Limited Partners means those persons who purchase Limited Partnership Units and
any other persons who are admitted to the Partnership as additional or
Substitute Limited Partners. Reference to a "Limited Partner" shall refer to any
one of them.
Loss means any taxable loss recognized by the Partnership from the sale,
condemnation or other disposition of all or a portion of Partnership Property.
Majority Vote of the Limited Partners means the vote or written consent of the
Limited Partners then holding of record, in the aggregate, more than fifty
percent (50%) of the then issued and outstanding Units.
Memorandum means the Private Placement Memorandum dated JULY 1, 1999, by which
the Units are offered and sold.
Net Income or Net Loss means the taxable income or tax loss resulting from
Partnership operations, as determined in accordance with generally accepted
accounting principles consistently applied, and as permitted by Code, excluding
any Gain or Loss.
Net Proceeds from Sale or Refinancing means Distributed Funds resulting from a
sale or from a taking under the power of eminent domain of all or a portion of
the Partnership Property, or from insurance proceeds not required for the
restoration of casualty damage and/or the payment of other damages, or from
reserves (surplus) or excess loan or refinancing proceeds, or from any other
source other than the rents or other recurring operating income of the
Partnership.
Operating Reserves means amounts retained by the Partnership, from time to time,
to pay for Partnership debts and contingencies, including, but not limited to,
amounts deemed necessary by the General Partner, in its sole discretion, to
acquire Partnership Property, develop or maintain the Project, or to fund the
Partnership business.
Original Invested Capital means the amount contributed to the capital of the
Partnership by each Partner, which amount shall be attributed to such Partner's
successor, Assignee of Record or Substitute Limited Partner.
Partners means the General Partner and the Limited Partners, collectively.
"Partner" shall refer to any one of the Partners.
Partnership means the limited partnership created under this Partnership
Agreement, as it may from time to time be amended.
Partnership Interest means the entire ownership interest (which may be segmented
into and/or expressed as a percentage of various rights and/or obligations) of a
Partner in the Partnership at any particular time, including the right of such
Partner to any and all benefits to which a Partner may be entitled as provided
in this Agreement and in the Act, together with the obligations of such Partner
to comply with all the terms and provisions of this Agreement and of the Act.
Partnership Percentage Interest or Percentage Interest means each Partner's
percentage of total Partnership Interest in the Partnership, as set forth in
Section 7.1.
Partnership Property means property or any interest therein, acquired directly
or indirectly by the Partnership, including any property purchased with any Net
Proceeds from Sale or Refinancing.
Person means any individual or entity, and the heirs, executors, administrators,
successors and assigns of such person where the context so admits,
Project means the purchase of land, planning, engineering, development,
construction and operation of a residential healthcare community.
Reserve Fund means the fund or separate accounts established by the General
Partner to pay for needed or anticipated maintenance, repair, replacement and/or
capital improvement of equipment, and for future interest payments due limited
partners.

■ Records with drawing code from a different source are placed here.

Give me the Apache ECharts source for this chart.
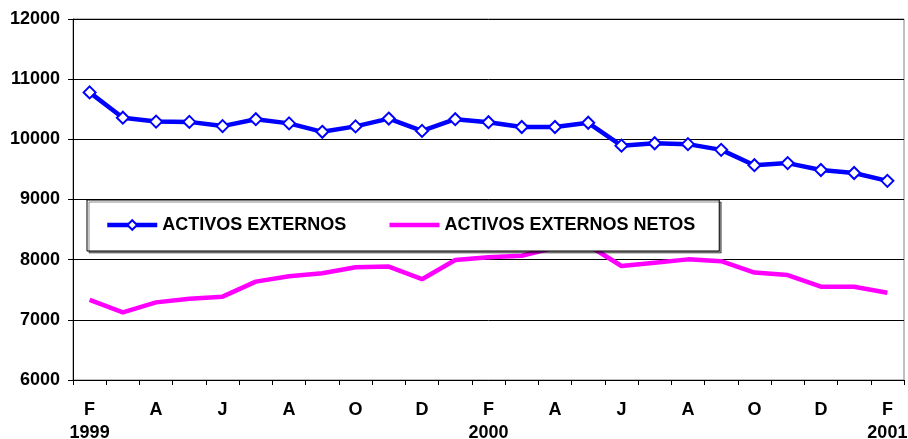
<!DOCTYPE html>
<html>
<head>
<meta charset="utf-8">
<script src="https://cdn.jsdelivr.net/npm/echarts@6/dist/echarts.min.js"></script>
<style>
html,body{margin:0;padding:0;background:#fff;}
#chart{width:908px;height:439px;}
</style>
</head>
<body>
<div id="chart"></div>
<script>
// Months Feb 1999 .. Feb 2001 (Spanish initials)
const months = ['F','M','A','M','J','J','A','S','O','N','D','E','F','M','A','M','J','J','A','S','O','N','D','E','F'];
const years  = ['1999','','','','','','','','','','','','2000','','','','','','','','','','','','2001'];
const activosExternos = [10780,10360,10295,10290,10220,10335,10265,10125,10215,10345,10140,10335,10285,10205,10205,10275,9895,9935,9920,9825,9570,9605,9490,9440,9310];
const activosExternosNetos = [7330,7125,7290,7350,7385,7635,7725,7775,7875,7885,7675,7995,8040,8065,8200,8240,7895,7950,8005,7975,7785,7745,7550,7550,7450];
const yTicks = {min: 6000, max: 12000, interval: 1000};

const chart = echarts.init(document.getElementById('chart'), null, {renderer: 'canvas'});
const font = 'Liberation Sans, Arial, sans-serif';
chart.setOption({
  animation: false,
  backgroundColor: '#fff',
  grid: {left: 73, right: 4, top: 19, bottom: 59, show: true, borderColor: '#808080', borderWidth: 1,
    containLabel: false, outerBoundsMode: 'none'},
  legend: {
    left: 87, top: 200,
    padding: [16, 24, 17, 18],
    itemWidth: 50, itemHeight: 12, itemGap: 41,
    backgroundColor: '#fff',
    borderColor: '#000', borderWidth: 1,
    shadowColor: 'rgba(0,0,0,0.45)', shadowOffsetX: 2, shadowOffsetY: 2, shadowBlur: 0,
    textStyle: {fontFamily: font, fontWeight: 'bold', fontSize: 18, color: '#000'},
    data: [
      {name: 'ACTIVOS EXTERNOS',
        lineStyle: {color: '#0000FF', width: 4.5}},
      {name: 'ACTIVOS EXTERNOS NETOS',
        itemStyle: {color: 'rgba(0,0,0,0)', borderColor: 'rgba(0,0,0,0)'},
        lineStyle: {color: '#FF00FF', width: 4.5}}
    ]
  },
  xAxis: {
    type: 'category',
    data: months,
    boundaryGap: true,
    axisLine: {lineStyle: {color: '#000', width: 1}},
    axisTick: {show: true, interval: 0, length: 5, lineStyle: {color: '#000'}},
    axisLabel: {
      interval: 1, margin: 19, hideOverlap: false,
      fontFamily: font, fontWeight: 'bold', fontSize: 18, color: '#000', lineHeight: 23,
      formatter: function (v, i) { return years[i] ? v + '\n' + years[i] : v; }
    },
    splitLine: {show: false}
  },
  yAxis: {
    type: 'value',
    min: yTicks.min, max: yTicks.max, interval: yTicks.interval,
    axisLine: {show: true, lineStyle: {color: '#000', width: 1}},
    axisTick: {show: true, length: 5, lineStyle: {color: '#000'}},
    axisLabel: {margin: 13, fontFamily: font, fontWeight: 'bold', fontSize: 18, color: '#000',
      formatter: function (v) { return String(v); }},
    splitLine: {show: true, lineStyle: {color: '#000', width: 1}}
  },
  series: [
    {
      name: 'ACTIVOS EXTERNOS', type: 'line', data: activosExternos,
      symbol: 'diamond', symbolSize: 12, showAllSymbol: true,
      lineStyle: {color: '#0000FF', width: 4.5},
      itemStyle: {color: '#fff', borderColor: '#0000FF', borderWidth: 2},
      z: 3
    },
    {
      name: 'ACTIVOS EXTERNOS NETOS', type: 'line', data: activosExternosNetos,
      symbol: 'none',
      lineStyle: {color: '#FF00FF', width: 4.5},
      itemStyle: {color: '#FF00FF'},
      z: 2
    }
  ]
});
</script>
</body>
</html>
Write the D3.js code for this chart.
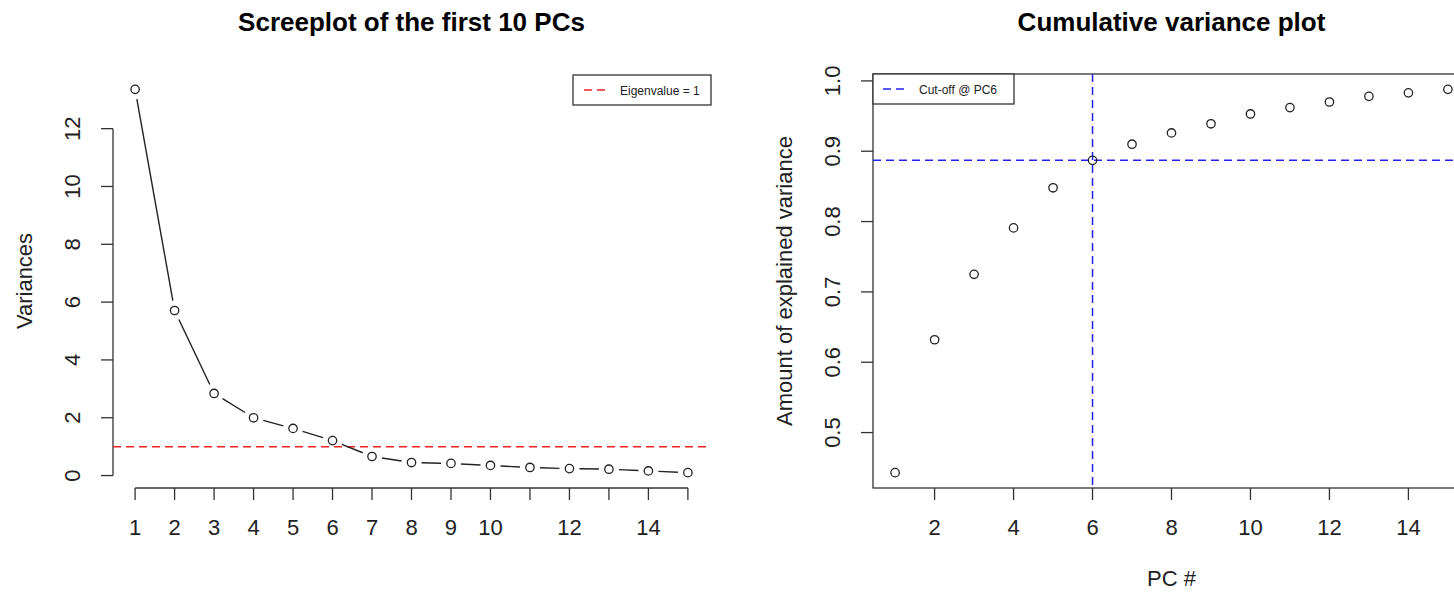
<!DOCTYPE html>
<html>
<head>
<meta charset="utf-8">
<script src="https://cdn.jsdelivr.net/npm/d3@7"></script>
<style>
  body { margin: 0; background: #fff; }
  svg text { font-family: "Liberation Sans", Arial, sans-serif; fill: #222; }
</style>
</head>
<body>
<div id="chart"></div>
<script>
// PC numbers and values
var pcs = [1, 2, 3, 4, 5, 6, 7, 8, 9, 10, 11, 12, 13, 14, 15];
var variances = [13.36, 5.71, 2.84, 2.00, 1.63, 1.21, 0.66, 0.45, 0.42, 0.35, 0.28, 0.24, 0.22, 0.16, 0.10];
var cumVariance = [0.443, 0.632, 0.725, 0.791, 0.848, 0.887, 0.910, 0.926, 0.939, 0.953, 0.962, 0.970, 0.978, 0.983, 0.988];

var leftXTicks = [1, 2, 3, 4, 5, 6, 7, 8, 9, 10, 11, 12, 13, 14, 15];
var leftXLabels = [1, 2, 3, 4, 5, 6, 7, 8, 9, 10, 12, 14];
var leftYTicks = [0, 2, 4, 6, 8, 10, 12];
var rightXTicks = [2, 4, 6, 8, 10, 12, 14];
var rightYTicks = [0.5, 0.6, 0.7, 0.8, 0.9, 1.0];

var eigenCut = 1;
var cutPC = 6;

var W = 1454, H = 592;
var svg = d3.select("#chart").append("svg")
    .attr("width", W)
    .attr("height", H);

// R style axis limits: data range widened by 4% on each side
var rExt = function(lo, hi) {
    var d = (hi - lo) * 0.04;
    return [lo - d, hi + d];
};

var plotTop = 74, plotBottom = 488;
var tickLen = 12;

// ---------- left: screeplot ----------
var L = {x0: 113, x1: 710};
var xL = d3.scaleLinear().domain(rExt(1, 15)).range([L.x0, L.x1]);
var yL = d3.scaleLinear().domain(rExt(d3.min(variances), d3.max(variances))).range([plotBottom, plotTop]);

var gl = svg.append("g");

gl.append("text")
    .attr("x", (L.x0 + L.x1) / 2).attr("y", 31)
    .attr("text-anchor", "middle")
    .style("font-size", "26px").style("font-weight", "bold")
    .style("fill", "#000")
    .text("Screeplot of the first 10 PCs");

// x axis (line only spans the ticks)
gl.append("line")
    .attr("x1", xL(leftXTicks[0])).attr("x2", xL(leftXTicks[leftXTicks.length - 1]))
    .attr("y1", plotBottom).attr("y2", plotBottom)
    .attr("stroke", "#333").attr("stroke-width", 1.3);
gl.selectAll(".xt").data(leftXTicks).enter().append("line")
    .attr("x1", d => xL(d)).attr("x2", d => xL(d))
    .attr("y1", plotBottom).attr("y2", plotBottom + tickLen)
    .attr("stroke", "#333").attr("stroke-width", 1.3);
gl.selectAll(".xl").data(leftXLabels).enter().append("text")
    .attr("x", d => xL(d)).attr("y", 535)
    .attr("text-anchor", "middle")
    .style("font-size", "22px")
    .text(d => d);

// y axis
gl.append("line")
    .attr("x1", L.x0).attr("x2", L.x0)
    .attr("y1", yL(leftYTicks[0])).attr("y2", yL(leftYTicks[leftYTicks.length - 1]))
    .attr("stroke", "#333").attr("stroke-width", 1.3);
gl.selectAll(".yt").data(leftYTicks).enter().append("line")
    .attr("x1", L.x0 - tickLen).attr("x2", L.x0)
    .attr("y1", d => yL(d)).attr("y2", d => yL(d))
    .attr("stroke", "#333").attr("stroke-width", 1.3);
gl.selectAll(".yl").data(leftYTicks).enter().append("text")
    .attr("transform", d => "translate(" + (L.x0 - 33) + "," + yL(d) + ") rotate(-90)")
    .attr("text-anchor", "middle")
    .style("font-size", "22px")
    .text(d => d);

gl.append("text")
    .attr("transform", "translate(32," + (plotTop + plotBottom) / 2 + ") rotate(-90)")
    .attr("text-anchor", "middle")
    .style("font-size", "22px")
    .text("Variances");

// eigenvalue = 1 line
gl.append("line")
    .attr("x1", L.x0).attr("x2", L.x1)
    .attr("y1", yL(eigenCut)).attr("y2", yL(eigenCut))
    .attr("stroke", "#ee2222").attr("stroke-width", 1.5)
    .attr("stroke-dasharray", "8,5");

// type="b": segments with gaps round the points
var gap = 10;
var segs = d3.pairs(pcs.map((p, i) => [xL(p), yL(variances[i])]));
gl.selectAll(".seg").data(segs).enter().append("line")
    .each(function(s) {
        var dx = s[1][0] - s[0][0], dy = s[1][1] - s[0][1];
        var len = Math.sqrt(dx * dx + dy * dy);
        if (len <= 2 * gap) return;
        var ux = dx / len, uy = dy / len;
        d3.select(this)
            .attr("x1", s[0][0] + ux * gap).attr("y1", s[0][1] + uy * gap)
            .attr("x2", s[1][0] - ux * gap).attr("y2", s[1][1] - uy * gap);
    })
    .attr("stroke", "#222").attr("stroke-width", 1.4);

gl.selectAll(".pt").data(pcs).enter().append("circle")
    .attr("cx", d => xL(d)).attr("cy", (d, i) => yL(variances[i]))
    .attr("r", 4.2)
    .attr("fill", "none").attr("stroke", "#222").attr("stroke-width", 1.3);

// legend
var lgL = gl.append("g").attr("transform", "translate(573,75)");
lgL.append("rect").attr("width", 138).attr("height", 30)
    .attr("fill", "#fff").attr("stroke", "#333").attr("stroke-width", 1.3);
lgL.append("line").attr("x1", 11).attr("x2", 36).attr("y1", 15).attr("y2", 15)
    .attr("stroke", "#ee2222").attr("stroke-width", 1.5).attr("stroke-dasharray", "8,5");
lgL.append("text").attr("x", 47).attr("y", 19.5)
    .style("font-size", "12px").text("Eigenvalue = 1");

// ---------- right: cumulative variance ----------
var R = {x0: 873, x1: 1470};
var xR = d3.scaleLinear().domain(rExt(1, 15)).range([R.x0, R.x1]);
var yR = d3.scaleLinear().domain(rExt(d3.min(cumVariance), d3.max(cumVariance))).range([plotBottom, plotTop]);

var gr = svg.append("g");

gr.append("text")
    .attr("x", (R.x0 + R.x1) / 2).attr("y", 31)
    .attr("text-anchor", "middle")
    .style("font-size", "26px").style("font-weight", "bold")
    .style("fill", "#000")
    .text("Cumulative variance plot");

gr.append("rect")
    .attr("x", R.x0).attr("y", plotTop)
    .attr("width", R.x1 - R.x0).attr("height", plotBottom - plotTop)
    .attr("fill", "none").attr("stroke", "#333").attr("stroke-width", 1.3);

gr.selectAll(".xt").data(rightXTicks).enter().append("line")
    .attr("x1", d => xR(d)).attr("x2", d => xR(d))
    .attr("y1", plotBottom).attr("y2", plotBottom + tickLen)
    .attr("stroke", "#333").attr("stroke-width", 1.3);
gr.selectAll(".xl").data(rightXTicks).enter().append("text")
    .attr("x", d => xR(d)).attr("y", 535)
    .attr("text-anchor", "middle")
    .style("font-size", "22px")
    .text(d => d);

gr.selectAll(".yt").data(rightYTicks).enter().append("line")
    .attr("x1", R.x0 - tickLen).attr("x2", R.x0)
    .attr("y1", d => yR(d)).attr("y2", d => yR(d))
    .attr("stroke", "#333").attr("stroke-width", 1.3);
gr.selectAll(".yl").data(rightYTicks).enter().append("text")
    .attr("transform", d => "translate(" + (R.x0 - 33) + "," + yR(d) + ") rotate(-90)")
    .attr("text-anchor", "middle")
    .style("font-size", "22px")
    .text(d => d3.format(".1f")(d));

gr.append("text")
    .attr("transform", "translate(792," + (plotTop + plotBottom) / 2 + ") rotate(-90)")
    .attr("text-anchor", "middle")
    .style("font-size", "22px")
    .text("Amount of explained variance");

gr.append("text")
    .attr("x", (R.x0 + R.x1) / 2).attr("y", 586)
    .attr("text-anchor", "middle")
    .style("font-size", "22px")
    .text("PC #");

// cut-off lines
gr.append("line")
    .attr("x1", xR(cutPC)).attr("x2", xR(cutPC))
    .attr("y1", plotTop).attr("y2", plotBottom)
    .attr("stroke", "#2222ee").attr("stroke-width", 1.5).attr("stroke-dasharray", "8,5");
gr.append("line")
    .attr("x1", R.x0).attr("x2", R.x1)
    .attr("y1", yR(cumVariance[cutPC - 1])).attr("y2", yR(cumVariance[cutPC - 1]))
    .attr("stroke", "#2222ee").attr("stroke-width", 1.5).attr("stroke-dasharray", "8,5");

gr.selectAll(".pt").data(pcs).enter().append("circle")
    .attr("cx", d => xR(d)).attr("cy", (d, i) => yR(cumVariance[i]))
    .attr("r", 4.2)
    .attr("fill", "none").attr("stroke", "#222").attr("stroke-width", 1.3);

var lgR = gr.append("g").attr("transform", "translate(873,74)");
lgR.append("rect").attr("width", 141).attr("height", 30)
    .attr("fill", "#fff").attr("stroke", "#333").attr("stroke-width", 1.3);
lgR.append("line").attr("x1", 10).attr("x2", 35).attr("y1", 15).attr("y2", 15)
    .attr("stroke", "#2222ee").attr("stroke-width", 1.5).attr("stroke-dasharray", "8,5");
lgR.append("text").attr("x", 46).attr("y", 19.5)
    .style("font-size", "12px").text("Cut-off @ PC6");
</script>
</body>
</html>
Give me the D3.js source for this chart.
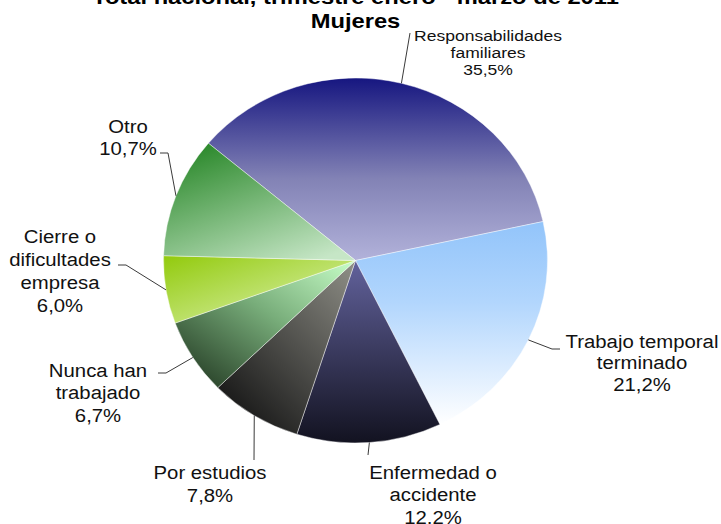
<!DOCTYPE html>
<html>
<head>
<meta charset="utf-8">
<script src="https://cdn.jsdelivr.net/npm/d3@7"></script>
<style>
  html, body { margin: 0; padding: 0; background: #fff; }
  svg { display: block; }
  text { font-family: "Liberation Sans", Arial, sans-serif; }
</style>
</head>
<body>
<svg id="chart" width="721" height="524"></svg>
<script>
// ---- data ----
const titleLines = ["Total nacional, trimestre enero - marzo de 2011", "Mujeres"];
const categories = [
  ["Responsabilidades", "familiares"],
  ["Trabajo temporal", "terminado"],
  ["Enfermedad o", "accidente"],
  ["Por estudios"],
  ["Nunca han", "trabajado"],
  ["Cierre o", "dificultades", "empresa"],
  ["Otro"]
];
const values = [35.5, 21.2, 12.2, 7.8, 6.7, 6.0, 10.7];
const valueLabels = ["35,5%", "21,2%", "12,2%", "7,8%", "6,7%", "6,0%", "10,7%"];

// ---- styles / layout ----
const gradients = [
  { x1: 0, y1: 0, x2: 0, y2: 1, stops: [[0, "#161680"], [0.55, "#8282b5"], [1, "#b2b2da"]] },
  { x1: 0, y1: 0, x2: 0, y2: 1, stops: [[0, "#92c4fa"], [0.4, "#b2d6fd"], [1, "#ffffff"]] },
  { x1: 0, y1: 0, x2: 0, y2: 1, stops: [[0, "#62629c"], [1, "#121220"]] },
  { x1: 1, y1: 0, x2: 0.2, y2: 1, stops: [[0, "#909088"], [1, "#141414"]] },
  { x1: 1, y1: 0, x2: 0, y2: 1, stops: [[0, "#c8ffc8"], [0.45, "#78ad7a"], [1, "#1a2e1a"]] },
  { x1: 0, y1: 0, x2: 1, y2: 1, stops: [[0, "#92ca0c"], [1, "#e2f5bc"]] },
  { x1: 0.2, y1: 0, x2: 0.8, y2: 1, stops: [[0, "#2a882a"], [1, "#c6e6c6"]] }
];
// label layout: centre x, first baseline, line height, font size, leader elbow points
const labelLayout = [
  { x: 488, y: 40.5, lh: 17.5, fs: 15.5, pts: [[410, 33]] },
  { x: 642, y: 348, lh: 21.5, fs: 18, pts: [[552, 349], [560, 349]] },
  { x: 433, y: 479, lh: 22.5, fs: 18, pts: [[368, 455]] },
  { x: 210, y: 479, lh: 23, fs: 18, pts: [[254, 460]] },
  { x: 98, y: 377, lh: 22.5, fs: 18, pts: [[166, 373], [158, 373]] },
  { x: 60, y: 243, lh: 23, fs: 18, pts: [[126, 265], [118, 265]] },
  { x: 128, y: 133, lh: 22, fs: 18, pts: [[168, 153], [160, 153]] }
];
const cx = 355.5, cy = 260.5, rx = 192, ry = 182.5;
const sx = 1.13;

const svg = d3.select("#chart");
const defs = svg.append("defs");
gradients.forEach((g, i) => {
  const lg = defs.append("linearGradient").attr("id", "g" + i)
    .attr("x1", g.x1).attr("y1", g.y1).attr("x2", g.x2).attr("y2", g.y2);
  g.stops.forEach(s => lg.append("stop").attr("offset", s[0]).attr("stop-color", s[1]));
});

// title
titleLines.forEach((t, i) => {
  svg.append("g").attr("transform", `translate(${cx},${4 + i * 23.5}) scale(${sx},1)`)
    .append("text").attr("text-anchor", "middle")
    .attr("font-size", 21).attr("font-weight", "bold").attr("fill", "#000").text(t);
});

// pie
const start = -50 * Math.PI / 180;
const pie = d3.pie().sort(null).startAngle(start).endAngle(start + 2 * Math.PI);
const arcs = pie(values);
const arc = d3.arc().innerRadius(0).outerRadius(rx);
const pg = svg.append("g").attr("transform", `translate(${cx},${cy}) scale(1,${ry / rx})`);
pg.selectAll("path").data(arcs).join("path")
  .attr("d", arc)
  .attr("fill", (d, i) => `url(#g${i})`)
  .attr("stroke", "rgba(255,255,255,0.55)")
  .attr("stroke-width", 0.8);

// leader lines and labels
arcs.forEach((a, i) => {
  const L = labelLayout[i];
  const mid = (a.startAngle + a.endAngle) / 2;
  const ax = cx + rx * Math.sin(mid), ay = cy - ry * Math.cos(mid);
  const pts = [[ax, ay]].concat(L.pts);
  svg.append("path").attr("d", d3.line()(pts))
    .attr("fill", "none").attr("stroke", "#3a3a3a").attr("stroke-width", 1);
  const lines = categories[i].concat([valueLabels[i]]);
  const g = svg.append("g").attr("transform", `translate(${L.x},${L.y}) scale(${sx},1)`);
  const t = g.append("text").attr("text-anchor", "middle").attr("font-size", L.fs).attr("fill", "#111");
  lines.forEach((s, j) => t.append("tspan").attr("x", 0).attr("y", j * L.lh).text(s));
});
</script>
</body>
</html>
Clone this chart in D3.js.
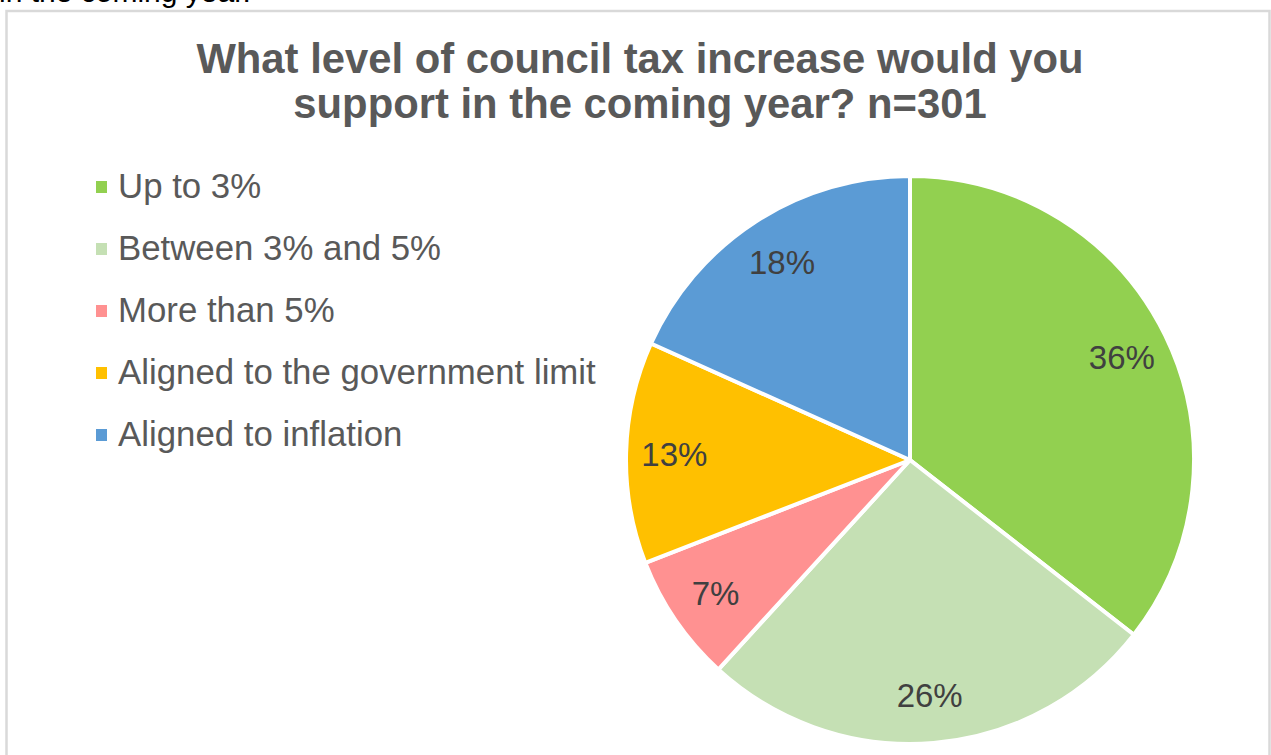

The fund will be established from capital contributions, but later may
be funded from either capital contributions or cash flow from operations.
Substitute Limited Partner means an Assignee of Record who has become a Limited
Partner pursuant to Section 17 hereof.
Super Majority Vote Of The Limited Partners means the vote or written consent of
the Limited Partners then holding of record, in the aggregate, more than
sixty-seven percent (67%) of the then issued and outstanding units. For purposes
of a Super Majority Vote, any Units held of record by the General Partners shall
be deemed non-voting.
Unit holder means a person who owns a beneficial interest in one or more Units,
or any portion thereof, and is admitted as a Limited Partner, or is an Assignee
of Record of a Unit.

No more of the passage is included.